» AIM: Starting with the first line below, extract each line through the one that contains "const chargerActive = [true,false,false,false];", inclusive, excluding pictures.

┌──

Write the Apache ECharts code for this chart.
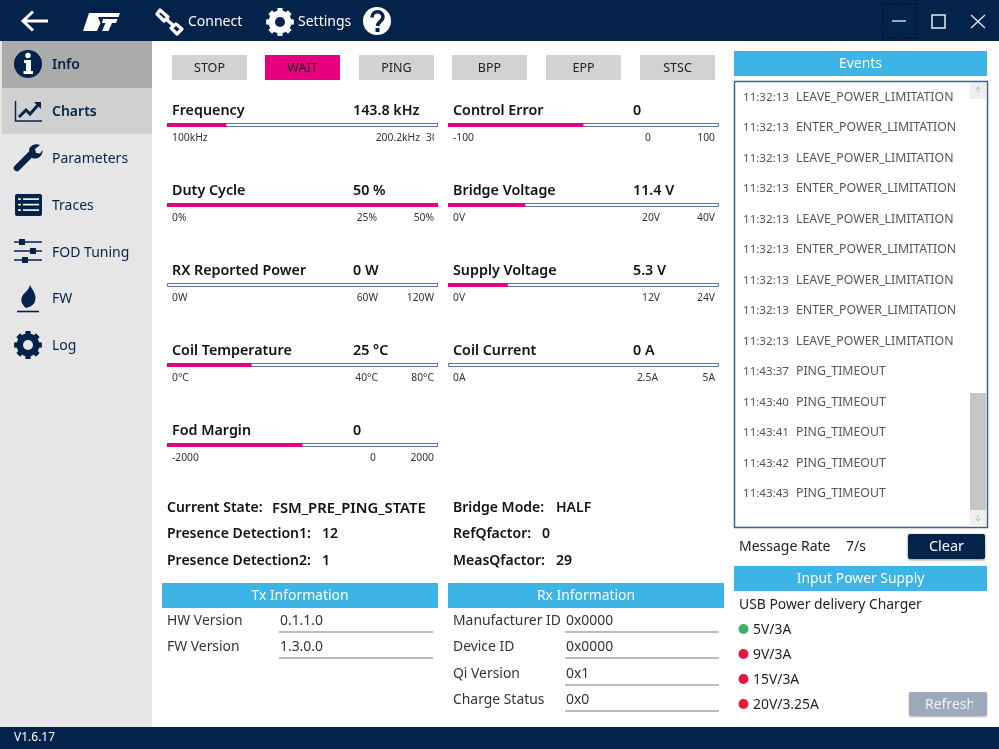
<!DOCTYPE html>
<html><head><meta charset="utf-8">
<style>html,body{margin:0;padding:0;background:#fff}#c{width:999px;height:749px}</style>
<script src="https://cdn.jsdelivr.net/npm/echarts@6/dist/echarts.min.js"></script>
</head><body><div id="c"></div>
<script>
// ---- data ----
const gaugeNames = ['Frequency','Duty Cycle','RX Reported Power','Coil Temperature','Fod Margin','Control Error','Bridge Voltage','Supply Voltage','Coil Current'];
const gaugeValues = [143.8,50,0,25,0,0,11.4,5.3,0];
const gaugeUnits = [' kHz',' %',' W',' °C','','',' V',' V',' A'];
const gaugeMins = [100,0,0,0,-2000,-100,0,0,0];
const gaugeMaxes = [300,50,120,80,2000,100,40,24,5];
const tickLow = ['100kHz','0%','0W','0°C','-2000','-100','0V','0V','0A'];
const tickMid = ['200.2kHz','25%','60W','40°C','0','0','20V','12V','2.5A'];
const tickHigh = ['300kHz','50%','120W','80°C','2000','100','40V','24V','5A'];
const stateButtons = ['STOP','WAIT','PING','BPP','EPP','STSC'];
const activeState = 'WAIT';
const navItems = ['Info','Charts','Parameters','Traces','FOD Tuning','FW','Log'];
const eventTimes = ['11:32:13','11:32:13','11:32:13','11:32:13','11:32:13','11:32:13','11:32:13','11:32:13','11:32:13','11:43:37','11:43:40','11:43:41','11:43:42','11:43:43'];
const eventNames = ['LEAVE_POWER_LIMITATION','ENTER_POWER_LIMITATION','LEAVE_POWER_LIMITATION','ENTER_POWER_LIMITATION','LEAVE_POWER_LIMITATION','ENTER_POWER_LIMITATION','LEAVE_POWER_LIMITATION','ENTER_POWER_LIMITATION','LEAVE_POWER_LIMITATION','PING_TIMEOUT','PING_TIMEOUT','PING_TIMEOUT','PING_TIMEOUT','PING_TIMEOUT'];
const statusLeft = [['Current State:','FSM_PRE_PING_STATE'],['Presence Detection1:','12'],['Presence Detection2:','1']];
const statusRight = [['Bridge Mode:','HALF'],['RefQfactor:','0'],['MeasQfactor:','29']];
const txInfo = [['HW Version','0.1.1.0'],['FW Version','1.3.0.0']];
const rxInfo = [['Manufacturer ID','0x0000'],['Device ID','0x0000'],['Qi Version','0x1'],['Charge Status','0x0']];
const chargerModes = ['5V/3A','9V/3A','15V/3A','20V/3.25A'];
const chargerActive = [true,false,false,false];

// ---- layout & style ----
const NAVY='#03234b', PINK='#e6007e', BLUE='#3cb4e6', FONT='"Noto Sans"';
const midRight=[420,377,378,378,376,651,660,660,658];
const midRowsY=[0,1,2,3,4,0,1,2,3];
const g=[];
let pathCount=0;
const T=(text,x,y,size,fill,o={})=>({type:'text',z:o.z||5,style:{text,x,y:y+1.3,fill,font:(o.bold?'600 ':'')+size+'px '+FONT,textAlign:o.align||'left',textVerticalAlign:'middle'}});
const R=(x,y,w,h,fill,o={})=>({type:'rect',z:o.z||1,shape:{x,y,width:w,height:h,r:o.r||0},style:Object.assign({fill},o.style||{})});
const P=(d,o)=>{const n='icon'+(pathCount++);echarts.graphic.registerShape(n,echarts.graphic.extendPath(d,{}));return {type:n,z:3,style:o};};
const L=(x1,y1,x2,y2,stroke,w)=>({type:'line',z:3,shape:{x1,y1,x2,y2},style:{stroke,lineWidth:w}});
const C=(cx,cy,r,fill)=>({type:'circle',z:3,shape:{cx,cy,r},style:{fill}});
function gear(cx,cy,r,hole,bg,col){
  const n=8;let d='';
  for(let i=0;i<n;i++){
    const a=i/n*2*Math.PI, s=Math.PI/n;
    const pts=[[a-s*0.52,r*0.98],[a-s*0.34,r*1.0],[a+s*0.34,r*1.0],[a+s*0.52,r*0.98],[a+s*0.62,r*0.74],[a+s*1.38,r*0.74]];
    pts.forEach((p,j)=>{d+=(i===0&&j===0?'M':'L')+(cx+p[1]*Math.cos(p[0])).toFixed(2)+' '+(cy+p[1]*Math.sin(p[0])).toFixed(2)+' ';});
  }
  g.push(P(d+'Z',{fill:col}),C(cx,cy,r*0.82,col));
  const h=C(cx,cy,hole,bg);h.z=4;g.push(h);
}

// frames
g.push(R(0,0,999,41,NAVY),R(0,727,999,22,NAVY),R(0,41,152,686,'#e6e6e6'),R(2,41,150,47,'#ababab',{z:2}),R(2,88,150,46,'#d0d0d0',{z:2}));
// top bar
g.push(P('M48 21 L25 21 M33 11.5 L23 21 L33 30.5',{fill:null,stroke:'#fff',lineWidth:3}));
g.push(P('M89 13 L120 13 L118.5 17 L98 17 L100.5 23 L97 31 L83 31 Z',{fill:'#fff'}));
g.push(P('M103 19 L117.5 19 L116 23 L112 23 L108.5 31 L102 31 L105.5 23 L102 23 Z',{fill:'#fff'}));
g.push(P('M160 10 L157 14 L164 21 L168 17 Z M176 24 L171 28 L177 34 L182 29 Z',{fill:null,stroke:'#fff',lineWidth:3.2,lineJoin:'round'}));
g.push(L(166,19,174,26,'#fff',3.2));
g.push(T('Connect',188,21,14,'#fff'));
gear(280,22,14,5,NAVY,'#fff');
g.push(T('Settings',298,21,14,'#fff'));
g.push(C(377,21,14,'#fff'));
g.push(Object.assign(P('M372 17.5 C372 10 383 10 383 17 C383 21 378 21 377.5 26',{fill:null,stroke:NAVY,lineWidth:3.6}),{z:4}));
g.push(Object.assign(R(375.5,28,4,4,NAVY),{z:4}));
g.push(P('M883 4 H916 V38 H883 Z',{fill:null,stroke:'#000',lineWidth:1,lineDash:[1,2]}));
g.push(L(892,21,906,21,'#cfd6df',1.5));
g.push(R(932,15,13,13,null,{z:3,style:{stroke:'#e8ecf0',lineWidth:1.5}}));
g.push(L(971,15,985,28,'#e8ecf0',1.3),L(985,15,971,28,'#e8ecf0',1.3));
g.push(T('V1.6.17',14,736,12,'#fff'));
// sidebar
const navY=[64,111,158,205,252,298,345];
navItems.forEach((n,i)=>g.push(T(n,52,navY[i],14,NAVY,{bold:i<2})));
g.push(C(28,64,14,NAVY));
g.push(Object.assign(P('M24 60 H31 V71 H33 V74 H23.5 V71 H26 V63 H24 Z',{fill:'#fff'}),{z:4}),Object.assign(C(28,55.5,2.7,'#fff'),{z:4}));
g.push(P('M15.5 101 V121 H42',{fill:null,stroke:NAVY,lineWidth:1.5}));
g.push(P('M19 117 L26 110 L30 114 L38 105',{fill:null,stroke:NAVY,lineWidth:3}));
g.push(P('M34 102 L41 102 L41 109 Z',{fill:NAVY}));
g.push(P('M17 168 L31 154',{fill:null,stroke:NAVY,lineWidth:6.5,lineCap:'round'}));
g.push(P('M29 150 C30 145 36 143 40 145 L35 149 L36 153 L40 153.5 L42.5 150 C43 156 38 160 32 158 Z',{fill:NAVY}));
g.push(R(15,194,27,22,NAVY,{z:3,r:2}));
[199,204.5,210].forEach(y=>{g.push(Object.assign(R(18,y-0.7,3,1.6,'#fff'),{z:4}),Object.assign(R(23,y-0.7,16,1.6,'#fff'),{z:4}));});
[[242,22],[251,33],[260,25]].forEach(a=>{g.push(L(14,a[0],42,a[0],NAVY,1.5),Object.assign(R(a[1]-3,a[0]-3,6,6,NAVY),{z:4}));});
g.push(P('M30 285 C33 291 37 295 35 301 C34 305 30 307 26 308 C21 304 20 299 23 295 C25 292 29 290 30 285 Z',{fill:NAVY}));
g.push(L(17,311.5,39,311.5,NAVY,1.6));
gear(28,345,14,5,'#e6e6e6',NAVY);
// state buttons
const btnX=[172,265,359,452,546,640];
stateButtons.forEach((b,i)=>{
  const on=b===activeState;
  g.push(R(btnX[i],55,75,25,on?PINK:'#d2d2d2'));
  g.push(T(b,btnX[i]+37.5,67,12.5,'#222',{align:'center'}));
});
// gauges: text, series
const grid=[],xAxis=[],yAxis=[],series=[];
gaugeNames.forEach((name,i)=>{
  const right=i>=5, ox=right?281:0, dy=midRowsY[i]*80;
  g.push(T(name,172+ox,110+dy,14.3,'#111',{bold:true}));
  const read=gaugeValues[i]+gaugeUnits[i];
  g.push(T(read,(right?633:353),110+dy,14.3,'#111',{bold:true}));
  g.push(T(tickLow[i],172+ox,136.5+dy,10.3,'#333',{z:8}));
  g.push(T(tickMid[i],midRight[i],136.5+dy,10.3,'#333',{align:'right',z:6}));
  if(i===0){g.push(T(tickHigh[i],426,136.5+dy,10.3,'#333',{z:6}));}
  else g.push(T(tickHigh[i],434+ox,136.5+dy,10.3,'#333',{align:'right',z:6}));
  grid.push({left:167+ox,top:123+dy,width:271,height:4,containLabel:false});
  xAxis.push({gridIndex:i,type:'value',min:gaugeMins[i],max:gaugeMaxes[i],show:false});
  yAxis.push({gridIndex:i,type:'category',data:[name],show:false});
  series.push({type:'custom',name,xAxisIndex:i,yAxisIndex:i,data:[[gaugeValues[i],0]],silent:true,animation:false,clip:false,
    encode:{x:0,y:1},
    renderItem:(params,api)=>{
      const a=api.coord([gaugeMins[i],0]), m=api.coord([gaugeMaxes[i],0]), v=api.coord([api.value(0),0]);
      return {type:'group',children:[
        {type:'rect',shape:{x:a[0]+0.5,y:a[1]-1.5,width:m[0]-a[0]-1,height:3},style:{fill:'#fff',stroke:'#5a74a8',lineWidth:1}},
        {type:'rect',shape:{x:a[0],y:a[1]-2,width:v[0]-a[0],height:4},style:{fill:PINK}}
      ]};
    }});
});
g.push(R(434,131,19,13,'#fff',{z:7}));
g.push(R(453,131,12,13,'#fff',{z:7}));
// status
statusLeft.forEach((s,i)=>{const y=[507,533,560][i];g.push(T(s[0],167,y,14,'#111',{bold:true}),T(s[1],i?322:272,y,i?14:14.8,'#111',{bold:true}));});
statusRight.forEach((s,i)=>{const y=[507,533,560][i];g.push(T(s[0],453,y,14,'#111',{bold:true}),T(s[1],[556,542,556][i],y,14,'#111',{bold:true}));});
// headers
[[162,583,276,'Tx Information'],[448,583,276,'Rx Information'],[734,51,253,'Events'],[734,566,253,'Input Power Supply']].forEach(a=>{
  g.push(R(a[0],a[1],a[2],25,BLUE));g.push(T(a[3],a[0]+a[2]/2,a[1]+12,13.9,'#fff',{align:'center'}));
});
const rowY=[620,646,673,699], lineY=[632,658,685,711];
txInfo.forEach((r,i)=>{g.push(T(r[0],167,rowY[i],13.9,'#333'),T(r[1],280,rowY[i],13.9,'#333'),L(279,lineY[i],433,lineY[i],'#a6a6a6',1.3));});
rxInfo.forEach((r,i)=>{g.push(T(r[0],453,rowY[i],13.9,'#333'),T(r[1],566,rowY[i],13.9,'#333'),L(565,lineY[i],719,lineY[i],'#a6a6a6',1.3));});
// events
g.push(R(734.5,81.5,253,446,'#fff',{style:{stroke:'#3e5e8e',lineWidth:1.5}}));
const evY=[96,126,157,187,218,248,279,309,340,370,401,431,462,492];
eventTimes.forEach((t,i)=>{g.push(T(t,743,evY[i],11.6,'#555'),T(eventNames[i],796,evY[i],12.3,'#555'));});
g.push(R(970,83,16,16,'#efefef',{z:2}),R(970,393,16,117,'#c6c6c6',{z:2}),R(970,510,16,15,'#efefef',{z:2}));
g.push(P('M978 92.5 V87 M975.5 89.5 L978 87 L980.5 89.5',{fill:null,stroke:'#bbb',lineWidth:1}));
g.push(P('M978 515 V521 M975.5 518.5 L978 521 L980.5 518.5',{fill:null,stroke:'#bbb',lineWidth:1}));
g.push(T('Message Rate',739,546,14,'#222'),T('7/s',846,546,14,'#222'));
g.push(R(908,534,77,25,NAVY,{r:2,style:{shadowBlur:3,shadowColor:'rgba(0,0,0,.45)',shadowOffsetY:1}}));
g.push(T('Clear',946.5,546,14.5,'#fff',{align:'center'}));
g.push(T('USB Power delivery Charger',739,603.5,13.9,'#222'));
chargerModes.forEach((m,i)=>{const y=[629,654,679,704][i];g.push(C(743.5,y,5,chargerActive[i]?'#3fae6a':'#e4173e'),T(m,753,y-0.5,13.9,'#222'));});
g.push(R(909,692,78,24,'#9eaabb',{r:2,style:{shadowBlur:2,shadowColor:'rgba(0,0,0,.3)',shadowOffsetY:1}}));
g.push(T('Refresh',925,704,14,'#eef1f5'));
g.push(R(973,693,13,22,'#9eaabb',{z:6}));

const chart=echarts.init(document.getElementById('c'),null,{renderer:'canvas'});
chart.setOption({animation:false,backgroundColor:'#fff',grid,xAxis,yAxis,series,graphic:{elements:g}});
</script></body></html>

└──

» SOLUTION BELOW:
Write the Apache ECharts code for this chart.
<!DOCTYPE html>
<html><head><meta charset="utf-8">
<style>html,body{margin:0;padding:0;background:#fff}#c{width:999px;height:749px}</style>
<script src="https://cdn.jsdelivr.net/npm/echarts@6/dist/echarts.min.js"></script>
</head><body><div id="c"></div>
<script>
// ---- data ----
const gaugeNames = ['Frequency','Duty Cycle','RX Reported Power','Coil Temperature','Fod Margin','Control Error','Bridge Voltage','Supply Voltage','Coil Current'];
const gaugeValues = [143.8,50,0,25,0,0,11.4,5.3,0];
const gaugeUnits = [' kHz',' %',' W',' °C','','',' V',' V',' A'];
const gaugeMins = [100,0,0,0,-2000,-100,0,0,0];
const gaugeMaxes = [300,50,120,80,2000,100,40,24,5];
const tickLow = ['100kHz','0%','0W','0°C','-2000','-100','0V','0V','0A'];
const tickMid = ['200.2kHz','25%','60W','40°C','0','0','20V','12V','2.5A'];
const tickHigh = ['300kHz','50%','120W','80°C','2000','100','40V','24V','5A'];
const stateButtons = ['STOP','WAIT','PING','BPP','EPP','STSC'];
const activeState = 'WAIT';
const navItems = ['Info','Charts','Parameters','Traces','FOD Tuning','FW','Log'];
const eventTimes = ['11:32:13','11:32:13','11:32:13','11:32:13','11:32:13','11:32:13','11:32:13','11:32:13','11:32:13','11:43:37','11:43:40','11:43:41','11:43:42','11:43:43'];
const eventNames = ['LEAVE_POWER_LIMITATION','ENTER_POWER_LIMITATION','LEAVE_POWER_LIMITATION','ENTER_POWER_LIMITATION','LEAVE_POWER_LIMITATION','ENTER_POWER_LIMITATION','LEAVE_POWER_LIMITATION','ENTER_POWER_LIMITATION','LEAVE_POWER_LIMITATION','PING_TIMEOUT','PING_TIMEOUT','PING_TIMEOUT','PING_TIMEOUT','PING_TIMEOUT'];
const statusLeft = [['Current State:','FSM_PRE_PING_STATE'],['Presence Detection1:','12'],['Presence Detection2:','1']];
const statusRight = [['Bridge Mode:','HALF'],['RefQfactor:','0'],['MeasQfactor:','29']];
const txInfo = [['HW Version','0.1.1.0'],['FW Version','1.3.0.0']];
const rxInfo = [['Manufacturer ID','0x0000'],['Device ID','0x0000'],['Qi Version','0x1'],['Charge Status','0x0']];
const chargerModes = ['5V/3A','9V/3A','15V/3A','20V/3.25A'];
const chargerActive = [true,false,false,false];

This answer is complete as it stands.